Pengaliran Air Sungai

Meskipun terjadi penolakan internasional terhadap proyek PLTA Simarboru, pemerintah Indonesia bergeming menunjuk PT NSHE sebagai pengelola proyek senilai Rp21 triliun ini. 

PT NSHE merupakan perusahaan konsorsium yang sahamnya dimiliki PT Dharma Hydro Nusantara (DHN) sebesar 52,82 persen, PT Pembangkitan Jawa Bali Investasi (PJBI) 25 persen, dan Fareast Green Energy Pte Ltd. sebesar 22,18 persen. Sementara  Fareast Green Energy bersama Asia Ecoenergy Development merupakan pemilik PT Dharma Hydro Nusantara. Dengan kata lain, sebanyak 75% saham PT NSHE  dikuasai oleh Fareast Green Energy. 

PT NSHE yang beroperasi di bawah skema build operate transfer (BOT). Pembangkit nantinya diserahkan kepada PT PLN (Perseroa) setelah 30 tahun. 

Banyaknya desakan kalangan aktivis lingkungan terhadap keberadaan proyek PLTA Simarboru, sempat membuat pemilik saham mayoritas di PT NSHE berpikir untuk tidak lagi terlibat dan menjual sahamanya.   Anton Sugiono, direktur PT Dharma Hydro Nusantara sebagai pemilik saham mayoritas di PT NSHE, sempat ingin menjual sahamnya pasca penolakan Bank of China.

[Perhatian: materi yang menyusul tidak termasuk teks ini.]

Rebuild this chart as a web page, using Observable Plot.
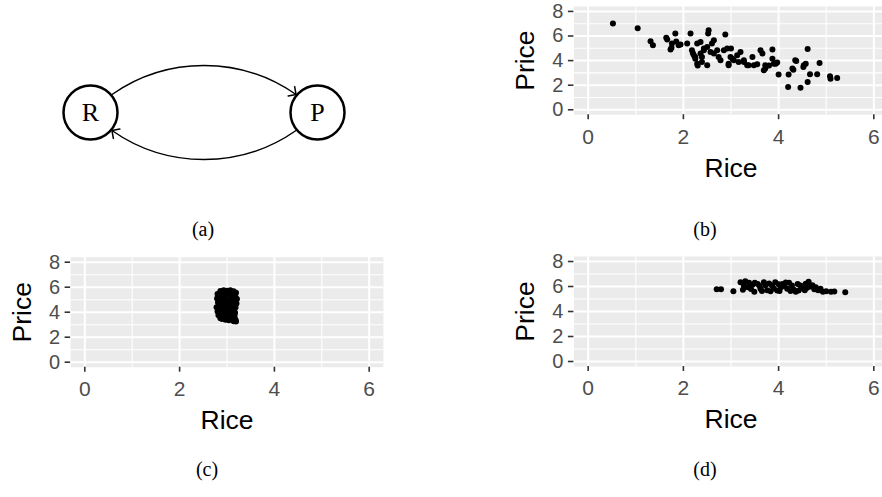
<!DOCTYPE html>
<html><head><meta charset="utf-8">
<script src="https://cdn.jsdelivr.net/npm/d3@7"></script>
<script src="https://cdn.jsdelivr.net/npm/@observablehq/plot@0.6"></script>
<style>
html,body{margin:0;padding:0;background:#fff;overflow:hidden;width:882px;height:497px;}
#root{position:relative;width:882px;height:497px;overflow:hidden;}
.panel{position:absolute;}
.panel svg{max-width:none !important;display:block;}
.cap{position:absolute;font-family:"Liberation Serif","DejaVu Serif",serif;font-size:20px;line-height:1;color:#000;transform:translateX(-50%);white-space:nowrap;}
</style></head><body><div id="root"></div>
<script>
// ---- diagram (a) ----
const nodeLabels = ["R", "P"];
const nodeX = [0, 1];
const edgeFrom = ["R", "P"];
const edgeTo = ["P", "R"];

// ---- panel (b) ----
const riceB = [0.52,1.04,1.31,1.36,1.64,1.66,1.73,1.75,1.76,1.83,1.85,1.90,1.94,2.08,2.15,2.18,2.20,2.22,2.25,2.25,2.29,2.29,2.30,2.36,2.36,2.39,2.39,2.43,2.43,2.50,2.50,2.52,2.53,2.57,2.60,2.64,2.64,2.71,2.74,2.78,2.85,2.88,2.92,2.95,2.95,2.99,3.00,3.03,3.06,3.13,3.16,3.20,3.27,3.27,3.34,3.37,3.45,3.48,3.55,3.62,3.66,3.69,3.72,3.72,3.80,3.87,3.87,3.90,3.94,3.97,4.00,4.20,4.21,4.29,4.31,4.35,4.37,4.46,4.52,4.53,4.57,4.61,4.61,4.66,4.81,4.86,5.08,5.09,5.23];
const priceB = [7.02,6.64,5.58,5.25,5.85,5.72,4.90,5.05,5.39,6.20,5.55,5.25,5.30,5.39,6.20,4.84,4.60,4.43,4.16,4.30,3.75,5.39,3.60,5.52,4.57,4.30,3.89,4.84,4.98,3.62,5.11,6.20,6.47,4.70,5.39,5.66,4.57,4.84,4.30,4.02,4.84,6.12,4.98,3.75,3.62,4.30,4.98,4.16,4.02,4.43,3.89,4.70,3.89,4.02,3.62,3.62,4.30,3.62,3.70,4.84,4.57,3.21,3.35,3.62,3.60,4.90,4.16,3.75,3.75,3.85,2.86,1.85,2.86,3.35,3.26,4.02,3.97,1.80,3.48,3.62,3.75,4.95,2.25,2.88,2.88,3.80,2.72,2.53,2.58];

// ---- panel (c) ----
const riceC = [2.80,2.86,2.93,3.00,3.07,3.14,3.19,2.79,2.84,2.90,2.97,3.04,3.11,3.18,3.21,2.81,2.88,2.95,3.02,3.08,3.15,3.20,2.78,2.85,2.92,2.99,3.06,3.12,3.18,2.80,2.87,2.94,3.01,3.09,3.14,3.17,2.82,2.89,2.96,3.03,3.10,3.16,2.86,2.93,3.00,3.06,3.12,3.18,2.97,3.04,3.14,3.19,2.90];
const priceC = [5.45,5.70,5.75,5.72,5.76,5.68,5.55,5.10,5.30,5.42,5.35,5.48,5.40,5.22,5.05,4.78,4.95,5.05,4.98,5.12,4.90,4.70,4.40,4.60,4.70,4.62,4.75,4.55,4.38,4.05,4.25,4.35,4.28,4.40,4.15,3.95,3.75,3.90,4.00,3.92,4.05,3.70,3.52,3.62,3.55,3.68,3.45,3.40,3.40,3.35,3.28,3.25,3.45];

// ---- panel (d) ----
const riceD = [2.70,2.79,3.05,3.20,3.27,3.30,3.35,3.42,3.49,3.50,3.56,3.60,3.62,3.69,3.72,3.76,3.80,3.86,3.90,3.93,3.97,4.00,4.05,4.08,4.12,4.18,4.22,4.28,4.32,4.36,4.40,4.46,4.50,4.57,4.63,4.67,4.71,4.75,4.78,4.83,4.88,4.93,5.00,5.10,5.17,5.40,3.25,3.38,3.45,3.65,3.83,4.02,4.15,4.25,4.42,4.55,4.60];
const priceD = [5.78,5.78,5.62,6.35,6.08,6.42,5.95,5.80,5.58,6.30,6.20,6.05,5.82,6.35,6.10,5.70,6.25,6.08,5.85,6.35,5.68,6.18,5.95,6.20,6.05,5.82,6.30,6.08,5.75,5.58,6.20,6.08,5.85,6.22,6.38,6.00,6.10,5.78,5.95,5.70,5.82,5.58,5.62,5.58,5.60,5.55,5.75,6.30,6.15,5.65,5.62,5.65,6.32,5.65,5.68,5.70,5.90];

// ---- axes / text ----
const xTicks = [0, 2, 4, 6];
const xMinor = [1, 3, 5];
const yTicks = [0, 2, 4, 6, 8];
const yMinor = [1, 3, 5, 7];
const xTitle = "Rice";
const yTitle = "Price";
const captions = ["(a)", "(b)", "(c)", "(d)"];

const SANS = "'Liberation Sans', Arial, Helvetica, sans-serif";
const SERIF = "'Liberation Serif', 'DejaVu Serif', serif";
const root = document.getElementById("root");

function place(el, left, top, width) {
  const d = document.createElement("div");
  d.className = "panel";
  d.style.left = left + "px";
  d.style.top = top + "px";
  d.style.width = width + "px";
  d.appendChild(el);
  root.appendChild(d);
}

function scatter(rice, price, c) {
  const data = rice.map((r, i) => ({rice: r, price: price[i]}));
  return Plot.plot({
    width: c.width, height: c.height,
    marginLeft: c.x0, marginRight: c.width - c.x1, marginTop: c.y1, marginBottom: c.height - c.y0,
    x: {domain: [-0.3, 6.3], range: [c.x0, c.x1]},
    y: {domain: [-0.4, 8.4], range: [c.y0, c.y1]},
    style: {background: "transparent", overflow: "visible", fontFamily: SANS},
    marks: [
      Plot.frame({fill: "#EBEBEB", stroke: null}),
      Plot.ruleX(xMinor, {stroke: "#fff", strokeWidth: 1.1}),
      Plot.ruleY(yMinor, {stroke: "#fff", strokeWidth: 1.1}),
      Plot.ruleX(xTicks, {stroke: "#fff", strokeWidth: 2}),
      Plot.ruleY(yTicks, {stroke: "#fff", strokeWidth: 2}),
      Plot.axisX({ticks: xTicks, tickFormat: d => String(d), tickSize: 5, tickPadding: 9, fontSize: 21, label: null, stroke: "#333333", strokeWidth: 1.6, fill: "#4D4D4D"}),
      Plot.axisY({ticks: yTicks, tickFormat: d => String(d), tickSize: 5.5, tickPadding: 5, fontSize: 20, label: null, stroke: "#333333", strokeWidth: 1.6, fill: "#4D4D4D"}),
      Plot.dot(data, {x: "rice", y: "price", r: 3, fill: "#000", stroke: null}),
      Plot.text([xTitle], {text: d => d, frameAnchor: "bottom", dy: 43, lineAnchor: "top", fontSize: 26.5, fill: "#000"}),
      Plot.text([yTitle], {text: d => d, frameAnchor: "left", dx: -48, rotate: -90, lineAnchor: "middle", textAnchor: "middle", fontSize: 26.5, fill: "#000"})
    ]
  });
}

// diagram (a)
const nodes = nodeLabels.map((l, i) => ({label: l, x: nodeX[i], y: 0}));
const edges = edgeFrom.map((f, i) => ({
  x1: nodeX[nodeLabels.indexOf(f)], y1: 0,
  x2: nodeX[nodeLabels.indexOf(edgeTo[i])], y2: 0
}));
const diagram = Plot.plot({
  width: 440, height: 200, margin: 0,
  x: {domain: [0, 1], range: [90, 317], axis: null},
  y: {domain: [-1, 1], range: [162, 62], axis: null},
  style: {background: "transparent", overflow: "visible"},
  marks: [
    Plot.arrow(edges, {x1: "x1", y1: "y1", x2: "x2", y2: "y2", bend: 45, insetStart: 28, insetEnd: 28, headLength: 8, headAngle: 90, stroke: "#000", strokeWidth: 1.5}),
    Plot.dot(nodes, {x: "x", y: "y", r: 27, fill: "#fff", stroke: "#000", strokeWidth: 2.5}),
    Plot.text(nodes, {x: "x", y: "y", text: "label", fontSize: 26, fontFamily: SERIF, fill: "#000"})
  ]
});
place(diagram, 0, 0, 440);

place(scatter(riceB, priceB, {width: 388, height: 200, x0: 73.4, x1: 387.6, y0: 114.2, y1: 6.0}), 500, 0, 388);
place(scatter(riceC, priceC, {width: 400, height: 220, x0: 70.1, x1: 382.9, y0: 116.7, y1: 6.7}), 0, 250, 400);
place(scatter(riceD, priceD, {width: 388, height: 220, x0: 73.4, x1: 387.6, y0: 116.0, y1: 6.0}), 500, 250, 388);

const capPos = [[203, 219], [705, 219], [207, 459], [705, 459]];
captions.forEach((t, i) => {
  const d = document.createElement("div");
  d.className = "cap";
  d.textContent = t;
  d.style.left = capPos[i][0] + "px";
  d.style.top = capPos[i][1] + "px";
  root.appendChild(d);
});
</script>
</body></html>
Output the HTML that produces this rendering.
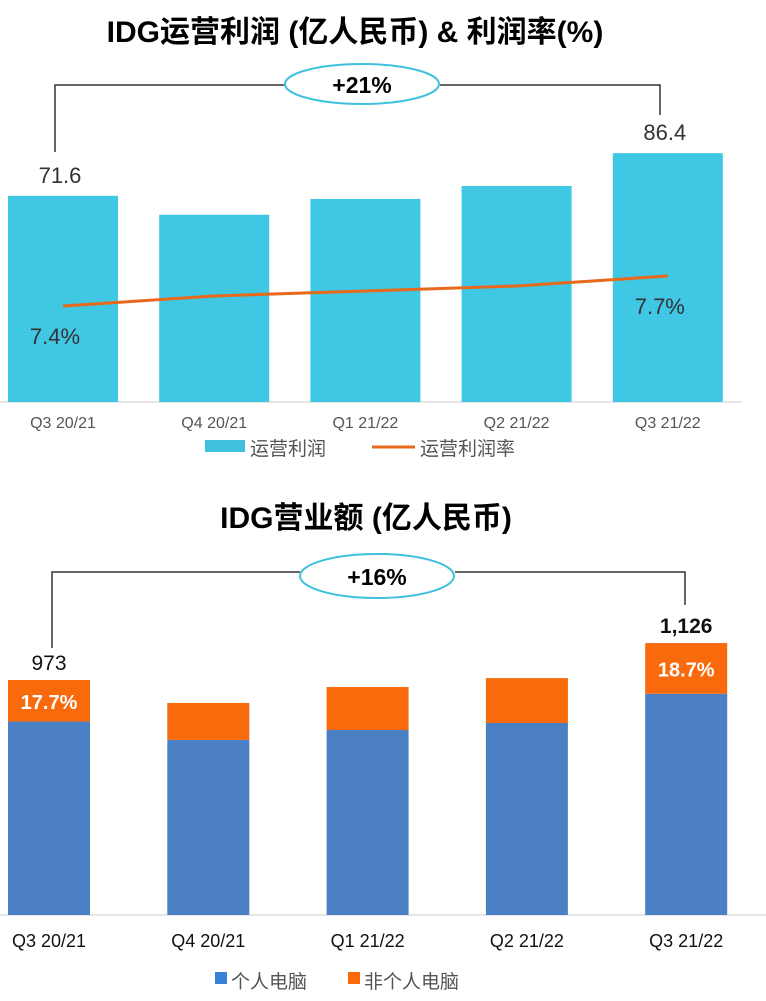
<!DOCTYPE html>
<html><head><meta charset="utf-8"><style>
body{margin:0;background:#fff;width:766px;height:996px;overflow:hidden}
svg text{font-family:"Liberation Sans","Noto Sans CJK SC",sans-serif}
</style></head><body>
<svg id="c" width="766" height="996" xmlns="http://www.w3.org/2000/svg">
<text x="355" y="42" text-anchor="middle" font-size="30" font-weight="bold" fill="#000">IDG运营利润 (亿人民币) &amp; 利润率(%)</text>
<path d="M55,152 V85 H285 M440,85 H660 V115" stroke="#333" fill="none" stroke-width="1.5"/>
<ellipse cx="362" cy="84" rx="77" ry="20" fill="#fff" stroke="#3fc1de" stroke-width="2"/>
<text x="362" y="93" text-anchor="middle" font-size="23" font-weight="bold">+21%</text>
<line x1="0" y1="402" x2="742" y2="402" stroke="#ccc"/>
<g id="top"></g>
<rect x="205" y="440" width="40" height="12" fill="#3fc1de"/>
<text x="250" y="455" font-size="19" fill="#555">运营利润</text>
<line x1="372" y1="447" x2="415" y2="447" stroke="#e8691c" stroke-width="3"/>
<text x="420" y="455" font-size="19" fill="#555">运营利润率</text>

<text x="366" y="528" text-anchor="middle" font-size="30" font-weight="bold">IDG营业额 (亿人民币)</text>
<path d="M52,648 V572 H300 M455,572 H685 V605" stroke="#333" fill="none" stroke-width="1.5"/>
<ellipse cx="377" cy="576" rx="77" ry="22" fill="#fff" stroke="#3fc1de" stroke-width="2"/>
<text x="377" y="585" text-anchor="middle" font-size="23" font-weight="bold">+16%</text>
<line x1="0" y1="915" x2="766" y2="915" stroke="#ccc"/>
<g id="bot"></g>
<rect x="215" y="972" width="12" height="12" fill="#3a7fd8"/>
<text x="231" y="988" font-size="19" fill="#555">个人电脑</text>
<rect x="348" y="972" width="12" height="12" fill="#f86a0c"/>
<text x="364" y="988" font-size="19" fill="#555">非个人电脑</text>
</svg>
<script>
const topCats=["Q3 20/21","Q4 20/21","Q1 21/22","Q2 21/22","Q3 21/22"];
const profit=[71.6,65,70.5,75,86.4];
const margin=[7.4,7.5,7.55,7.6,7.7];
const botCats=["Q3 20/21","Q4 20/21","Q1 21/22","Q2 21/22","Q3 21/22"];
const pcRev=[801,725,766,795,916];
const totalRev=[973,878,944,981,1126];
const NS="http://www.w3.org/2000/svg";
function mk(p,t,a){const e=document.createElementNS(NS,t);for(const k in a)e.setAttribute(k,a[k]);p.appendChild(e);return e;}
const tx=i=>63+i*151.2, ty=v=>402-v*2.88, my=v=>306-(v-7.4)*100;
const bx=i=>49+i*159.3, by=v=>915-v*0.2415;
const T=document.getElementById('top');
profit.forEach((v,i)=>{
 const r=mk(T,'rect',{x:tx(i)-55,y:ty(v),width:110,height:402-ty(v),fill:'#3fc7e3'});
 
 
 const l=mk(T,'text',{x:tx(i),y:428,'text-anchor':'middle','font-size':16,fill:'#555'});l.textContent=topCats[i];
 
 
});
const pl=mk(T,'polyline',{points:margin.map((v,i)=>tx(i)+','+my(v)).join(' '),fill:'none',stroke:'#e8691c','stroke-width':3});


[0,4].forEach(i=>{
 const v=profit[i];
 const t=mk(T,'text',{x:tx(i)-3,y:ty(v)-13,'text-anchor':'middle','font-size':22,fill:'#333'});t.textContent=v.toFixed(1);
 
 
});
[0,4].forEach(i=>{
 const t=mk(T,'text',{x:tx(i)-8,y:my(margin[i])+38,'text-anchor':'middle','font-size':22,fill:'#333'});t.textContent=margin[i].toFixed(1)+'%';
 
 
});
const B=document.getElementById('bot');
totalRev.forEach((tot,i)=>{
 const pc=pcRev[i];
 const a=mk(B,'rect',{x:bx(i)-41,y:by(pc),width:82,height:915-by(pc),fill:'#4b80c4'});
 
 
 const b=mk(B,'rect',{x:bx(i)-41,y:by(tot),width:82,height:by(pc)-by(tot),fill:'#f86a0c'});
 
 
 const l=mk(B,'text',{x:bx(i),y:947,'text-anchor':'middle','font-size':18,fill:'#111'});l.textContent=botCats[i];
 
 
});
[0,4].forEach(i=>{
 const t=mk(B,'text',{x:bx(i),y:by(totalRev[i])-10,'text-anchor':'middle','font-size':21,fill:'#111','font-weight':i?'bold':'normal'});
 t.textContent=totalRev[i].toLocaleString('en-US');
 
 
 const p=mk(B,'text',{x:bx(i),y:(by(totalRev[i])+by(pcRev[i]))/2+8,'text-anchor':'middle','font-size':20,'font-weight':'bold',fill:'#fff'});
 p.textContent=((totalRev[i]-pcRev[i])/totalRev[i]*100).toFixed(1)+'%';
 
 
});
</script>
</body></html>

Namun, upaya itu terhenti setelah mendapatkan investor baru, BUMN China,  State Development & Investment Corporation (SDIC). 

Diengan pembiayan dari SDIC, proyek PLTA Simarboru terus berlanjut. Pada 10 Juli 2023 lalu, PT NSHE mengundang Bupati Tapanuli Selatan Dolly Pasaribu menghadiri pengalihan aliran Sungai Batangtoru di areal proyek.

Meskipun begitu, berbagai persoalan terjadi di lingkungan proyek PLTA Simarboru. Salah satunya terkait persoalan tanah masyarakat yang belum selesai, juga mengenai serapan tenaga kerja di sejumlah perusahaan yang ada di lingkungan proyek PLTA Simarboru tersebut. Daya serap tenaga kerja di sejumlah perusahaan dalam lingkungan PLTA Simarboru sangat lemah, dan sering terjadi pemutusan hubungan kerja yang merugikan masyarakat sekitarnya.